Da lì in poi le collaborazioni griffate si sono susseguite in modi e tempi diversi, mantenendo però come valore fondante l'unione tra universi d'acquisto apparentemente agli antipodi: Missoni ha collaborato con Target; Kristina Ti, Aspesi e, meno di un mese fa, Jean Paul Gaultier hanno realizzato capsule collection per Ovs. Qual è lo scopo dei brand che hanno già un proprio pubblico disposto a spendere molto per acquistare un capo o un accessorio prodotto da una casa di moda? «La griffe è, per tradizione, identificata dalla massa come qualcosa di lontano – spiega Cristina Lazzati, direttrice del mensile Mark Up – e queste collaborazioni rappresentano uno strumento utile a raggiungere una clientela più ampia, democratizzando la moda senza però “sporcarla troppo”».
L'idea è quella di permettere a una maggiore varietà di clienti – o potenziali tali – di entrare in contatto con l'immaginario dei grandi brand. «Non è detto che un progetto di questo tipo abbia un reale impatto sulle vendite della griffe – continua Lazzati – ma sicuramente uscire dai propri codici può aiutare il marchio a rafforzare la propria immagine». Oppure, come già detto, può avvicinarlo a un target nuovo, come gli sportivi: da qui le collaborazioni tra Adidas e Stella McCartney, secondo Lazzati «diverse da quelle tra lusso e fast fashion: queste sono uno scambio di know–how». Poi c'è l'obiettivo Millennials, i nati dopo il 1980: «Le aziende hanno capito che per conquistarli devono andare incontro alle loro esigenze.
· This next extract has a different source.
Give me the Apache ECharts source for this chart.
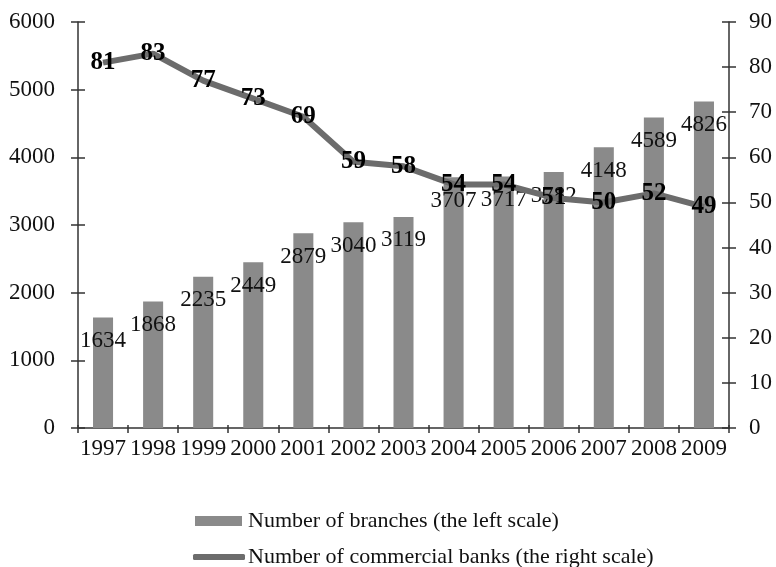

Alcune di loro, per esempio, stanno modificando le proprie strategie commerciali puntando su nuovi canali di vendita». È il caso di Marni, che lo scorso ottobre ha lanciato la collezione #StepIntoMarni in collaborazione con Zalando, reinterpretando i modelli di quattro brand iconici cari alla piattaforma tedesca di e-commerce.
Le collaborazioni possono poi essere un ottimo strumento per dare spazio alla creatività più “fresca”, quella dei giovani designer. Stella Jean, per esempio, ha firmato di recente ben due capsule con altrettanti brand (Marina Rinaldi e Benetton): «È un modo nuovo di creare ponti generazionali tra chi ha costruito la storia della moda italiana e la new wave di giovani creativi», ha detto la stilista.